Research is exploring better ways to assess and predict metabolic complications. Current clinical tests for insulin resistance lack accuracy and standardisation, and the gold-standard method is impractical in clinical settings. Emerging approaches include multiomics, which may uncover biomarkers for diagnosis and subtyping, and artificial intelligence (AI)-based methods, which can identify patterns in medical data and also classify patients into subgroups. Combining AI with omics might improve early diagnosis, risk prediction, personalised treatment, and long-term monitoring, though robust validation in large, diverse cohorts remains necessary.

As of 2024, studies have successfully developed in vitro PMOS disease models through human embryonic stem cells (hESCs) and induced pluripotent stem cell technology (iPSC). Both can be derived from individuals with PMOS and can differentiate into various cell types. Using adult somatic cells, iPSCs can reprogram the cells into a pluripotent state, which can then be specified to replicate PMOS-like traits. Furthermore, 3D "organoid" models of female reproductive tissue, such as the uterus and ovaries, produced from iPSCs, present a way to stimulate the development of reproductive disorders such as PMOS in vitro.

==Society and culture==
The direct economic costs of PMOS in the United States are estimated to be over $15 billion per year (in 2021 USD).
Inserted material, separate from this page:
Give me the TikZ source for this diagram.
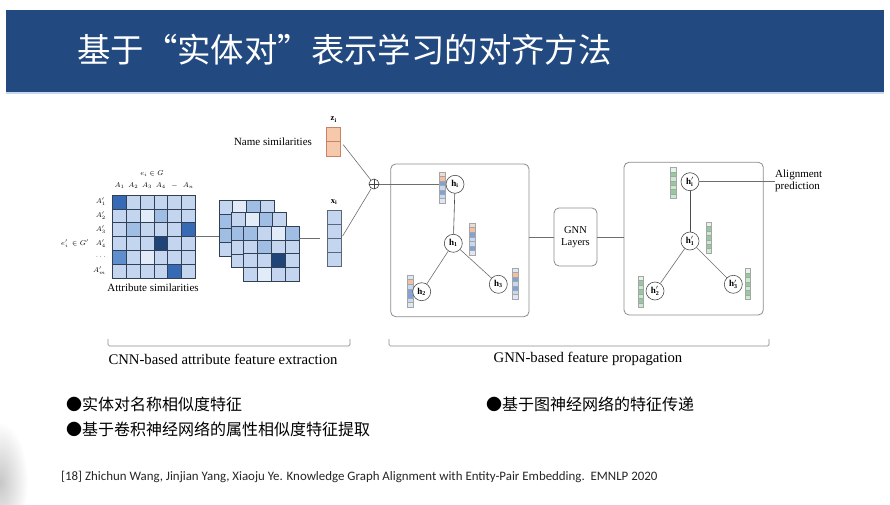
\documentclass[tikz,border=0pt]{standalone}
\usepackage{fontspec}
\setmainfont{Liberation Serif}
\newfontfamily\cjk{Noto Sans CJK SC}
\newfontfamily\citefont{Carlito}

% palette
\definecolor{banner}{RGB}{35,74,128}
\definecolor{bannerline}{RGB}{200,216,236}
\definecolor{cL}{RGB}{196,214,239}
\definecolor{cV}{RGB}{226,235,248}
\definecolor{cM}{RGB}{160,189,228}
\definecolor{cB}{RGB}{96,143,206}
\definecolor{cD}{RGB}{54,106,180}
\definecolor{cK}{RGB}{30,68,120}
\definecolor{gridcol}{RGB}{50,64,86}
\definecolor{pk}{RGB}{237,220,213}
\definecolor{sa}{RGB}{242,191,162}
\definecolor{bl}{RGB}{127,162,218}
\definecolor{lb}{RGB}{200,216,240}
\definecolor{vb}{RGB}{222,231,246}
\definecolor{gw}{RGB}{232,243,232}
\definecolor{gm}{RGB}{147,203,158}
\definecolor{gl}{RGB}{205,232,208}
\definecolor{zfill}{RGB}{246,200,172}
\definecolor{zline}{RGB}{200,130,100}
\definecolor{linegray}{RGB}{110,110,110}
\definecolor{boxgray}{RGB}{140,140,140}

% square cells laid out row by row: x0, y0, columns, cell w, cell h, colour codes
\newcommand{\cellgrid}[6]{%
  \foreach \gc [count=\gk from 0] in {#6}{
    \pgfmathtruncatemacro{\gr}{floor(\gk/#3)}
    \pgfmathtruncatemacro{\gq}{\gk-\gr*#3}
    \draw[cellline, fill=c\gc] ({#1+\gq*#4},{#2+\gr*#5}) rectangle ++(#4,#5);
  }}

% a named column vector: name, x0, y0, width, height, cells, colours
\newcommand{\cellvec}[7]{%
  \node[vecbox, anchor=north west, minimum width=#4pt, minimum height=#5pt] (#1) at (#2,#3) {};
  \pgfmathsetmacro{\cvh}{#5/#6}
  \foreach \cvc [count=\cvk from 0] in {#7}{
    \draw[vecline, fill=\cvc] (#2,{#3+\cvk*\cvh}) rectangle ++(#4,\cvh);
  }}

\begin{document}
\begin{tikzpicture}[x=1pt,y=-1pt,
  conn/.style={draw=linegray, line width=0.6pt},
  panel/.style={draw=boxgray, line width=0.8pt, rounded corners=5pt, inner sep=0, fill=white},
  hnode/.style={circle, draw=black!70, line width=0.6pt, fill=white, minimum size=18pt, inner sep=0, font=\fontsize{9}{10}\selectfont},
  cellline/.style={draw=gridcol, line width=0.6pt},
  vecline/.style={draw=black!35, line width=0.3pt},
  vecbox/.style={inner sep=0, outer sep=0, draw=none},
  small/.style={font=\fontsize{7}{8}\selectfont, inner sep=0},
  label/.style={font=\fontsize{11}{13}\selectfont, inner sep=0},
  stage/.style={font=\fontsize{14.7}{17}\selectfont, inner sep=0},
  bracket/.style={draw=black!45, line width=0.7pt, rounded corners=1.5pt},
  bullet/.style={anchor=west, inner sep=0, font=\cjk\fontsize{16}{18}\selectfont}
]
\useasboundingbox (0,0) rectangle (890,505);
\fill[white] (0,0) rectangle (890,505);

% soft grey smear in the lower left corner
\begin{scope}
  \clip (0,0) rectangle (890,505);
  \shade[inner color=black!22, outer color=white] (0,482) ellipse (28 and 60);
\end{scope}

% title banner
\fill[banner] (6,10) rectangle (884,92);
\fill[bannerline] (6,92) rectangle (884,94.5);
\node[anchor=west, inner sep=0, text=white, font=\cjk\fontsize{33.4}{40}\selectfont] (title) at (77,50) {基于“实体对”表示学习的对齐方法};

% ---- attribute similarity matrix ----
\node[vecbox, anchor=north west, minimum width=82.5pt, minimum height=83pt] (mat) at (112.7,195) {};
\cellgrid{112.7}{195}{6}{13.75}{13.83}{D,L,L,L,L,L, L,L,V,M,L,L, L,M,L,L,L,D, L,L,L,K,L,L, B,L,V,L,L,L, L,L,L,L,D,L}
\node[small] (eG) at (152,174) {$e_i\in G$};
\foreach \lab [count=\k from 0] in {$A_1$,$A_2$,$A_3$,$A_4$,$-$,$A_n$}
  \node[small] (col\k) at ({119.6+13.75*\k},186) {\lab};
\foreach \lab [count=\k from 0] in {$A'_1$,$A'_2$,$A'_3$,$A'_4$,$\cdots$,$A'_m$}
  \node[small, anchor=east] (row\k) at (106,{201.9+13.83*\k}) {\lab};
\node[small, anchor=east] (eGp) at (89,243.4) {$e'_i\ \in G'$};
\node[label] (attr) at (153,288) {Attribute similarities};

% ---- stacked feature maps ----
\node[vecbox, anchor=north west, minimum width=80pt, minimum height=80.3pt] (maps) at (219,200.7) {};
\cellgrid{219}{200.7}{4}{13.75}{13.8}{L,V,M,L, M,L,L,L, M,L,L,L, L,L,L,L}
\cellgrid{231.5}{212.5}{4}{13.75}{13.8}{L,V,M,L, M,L,V,M, L,L,L,L, L,L,L,L}
\cellgrid{243}{226}{4}{14}{13.8}{M,L,V,M, L,M,L,L, L,L,K,L, L,V,L,L}

% ---- x_i and z_i ----
\node[vecbox, anchor=north west, minimum width=14pt, minimum height=56pt] (xi) at (327,210.7) {};
\foreach \k in {0,...,3}
  \draw[cellline, draw=gridcol!80, fill=cL] (327,{210.7+14*\k}) rectangle ++(14,14);
\node[small, font=\fontsize{8.5}{9}\selectfont] (xil) at (334,202) {$\mathbf{x}_{\mathbf{i}}$};

\node[vecbox, anchor=north west, minimum width=14pt, minimum height=29pt] (zi) at (326.7,127) {};
\foreach \k in {0,1}
  \draw[draw=zline, line width=0.6pt, fill=zfill] (326.7,{127+14.5*\k}) rectangle ++(14,14.5);
\node[small, font=\fontsize{8.5}{9}\selectfont] (zil) at (333.7,119.5) {$\mathbf{z}_{\mathbf{i}}$};
\node[label] (name) at (273,142) {Name similarities};

% concatenation
\node[circle, draw=black!75, line width=0.6pt, minimum size=10pt, inner sep=0] (plus) at (374,184) {};
\draw[black!75, line width=0.6pt] (plus.north) -- (plus.south) (plus.west) -- (plus.east);

% ---- first GNN panel ----
\node[panel, minimum width=138.3pt, minimum height=152.7pt] (box1) at (459.85,240.35) {};
\cellvec{vhi}{439}{172}{6}{31}{7}{pk,sa,bl,lb,bl,lb,vb}
\cellvec{vh1}{469}{223}{6}{32}{7}{pk,sa,bl,lb,lb,bl,vb}
\cellvec{vh2}{407}{275}{6}{32}{7}{vb,sa,lb,bl,bl,lb,vb}
\cellvec{vh3}{512}{268}{6}{31}{7}{vb,sa,bl,lb,bl,lb,vb}
\node[hnode] (hi) at (455,184.3) {$\mathbf{h}_{\mathbf{i}}$};
\node[hnode] (h1) at (453.3,243.3) {$\mathbf{h}_{\mathbf{1}}$};
\node[hnode] (h2) at (421.7,291.7) {$\mathbf{h}_{\mathbf{2}}$};
\node[hnode] (h3) at (498.3,284.3) {$\mathbf{h}_{\mathbf{3}}$};
\draw[conn, draw=black!70] (hi) -- (h1);
\draw[conn] (h1) -- (h2);
\draw[conn] (h1) -- (h3);

% ---- GNN layers ----
\node[panel, minimum width=43pt, minimum height=58pt, align=center, font=\fontsize{10.5}{12.5}\selectfont] (gnn) at (575.5,237) {GNN\\Layers};

% ---- second GNN panel ----
\node[panel, minimum width=139.3pt, minimum height=152.7pt] (box2) at (693.65,238.65) {};
\cellvec{vpi}{670.5}{167.5}{5.5}{31}{7}{gw,gm,gl,gm,gl,gm,gl}
\cellvec{vp1}{706}{222}{5.5}{31}{7}{gw,gm,gl,gm,gl,gm,gl}
\cellvec{vp2}{638}{276}{5.5}{31.5}{7}{gw,gm,gl,gm,gl,gm,gl}
\cellvec{vp3}{745}{268.5}{5.5}{31}{7}{gw,gm,gl,gm,gl,gm,gl}
\node[hnode] (hpi) at (690,181.7) {$\mathbf{h}'_{\mathbf{i}}$};
\node[hnode] (hp1) at (690,241) {$\mathbf{h}'_{\mathbf{1}}$};
\node[hnode] (hp2) at (655,291) {$\mathbf{h}'_{\mathbf{2}}$};
\node[hnode] (hp3) at (733.3,284.3) {$\mathbf{h}'_{\mathbf{3}}$};
\draw[conn, draw=black!70] (hpi) -- (hp1);
\draw[conn] (hp1) -- (hp2);
\draw[conn] (hp1) -- (hp3);
\node[anchor=west, align=left, inner sep=0, font=\fontsize{11}{12.5}\selectfont] (align) at (775,181) {Alignment\\prediction};

% ---- connectors ----
\draw[conn] (mat.east) -- (mat.east -| maps.west);
\draw[conn, shorten >=7pt] (xi.west -| maps.east) -- (xi.west);
\draw[conn, shorten <=4pt] (zi.east) -- (plus);
\draw[conn, shorten <=3pt] (xi.east) -- (plus);
\draw[conn] (plus.east) -- (plus.east -| vhi.west);
\draw[conn] (gnn.west -| box1.east) -- (gnn.west);
\draw[conn] (gnn.east) -- (gnn.east -| box2.west);
\draw[conn] (hpi.east) -- (hpi.east -| align.west);

% ---- stage brackets ----
\draw[bracket] (108,339) -- (108,346) -- (350,346) -- (350,339);
\draw[bracket] (389,339) -- (389,346) -- (769,346) -- (769,339);
\node[stage] (cnn) at (223,359) {CNN-based attribute feature extraction};
\node[stage] (gnnlab) at (588,359) {GNN-based feature propagation};

% ---- bullet points ----
\node[bullet] (b1) at (66,404) {●实体对名称相似度特征};
\node[bullet] (b2) at (66,429) {●基于卷积神经网络的属性相似度特征提取};
\node[bullet] (b3) at (486,404) {●基于图神经网络的特征传递};

% ---- reference ----
\node[anchor=west, inner sep=0, text=black!85, font=\citefont\fontsize{12.9}{15}\selectfont] (cite) at (61,477)
  {[18] Zhichun Wang, Jinjian Yang, Xiaoju Ye. Knowledge Graph Alignment with Entity-Pair Embedding.\ \ EMNLP 2020};
\end{tikzpicture}
\end{document}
This includes the costs of managing PMOS, treating its complications such as strokes, and its mental health costs. Compared to arthritis and lupus—diseases with a similar or lower prevalence and similar severity—PMOS received lower NIH research funding between 2005 and 2015. Australia likewise saw a low number of grants. This possible underfunding reflects a gender bias in health care, where conditions mostly affecting women receive less research funding.

There is substantial misinformation on PMOS in social media. For example, some health influencers promote restrictive diets, such as eliminating gluten or dairy, for which there is no evidence of effectiveness. Others recommend against intensive cardiovascular exercise, despite its usefulness. Some social media influencers without medical qualifications, including those with large followings, have presented themselves as authorities on PMOS to promote their unproven treatments, taking advantage of the limited medical options available for treating the condition.

Research has identified notable gaps in physician knowledge and education related to PMOS, which may contribute to challenges in timely diagnosis and treatment. For instance, health care professionals in primary care, but also in gynecology and reproductive specialists, are often unfamiliar with the precise diagnostic criteria. In terms of management, many professionals have limited knowledge of associated metabolic conditions, recommended screening, and psychological impacts. Diagnosis is often delayed, and those with PMOS are usually dissatisfied with care.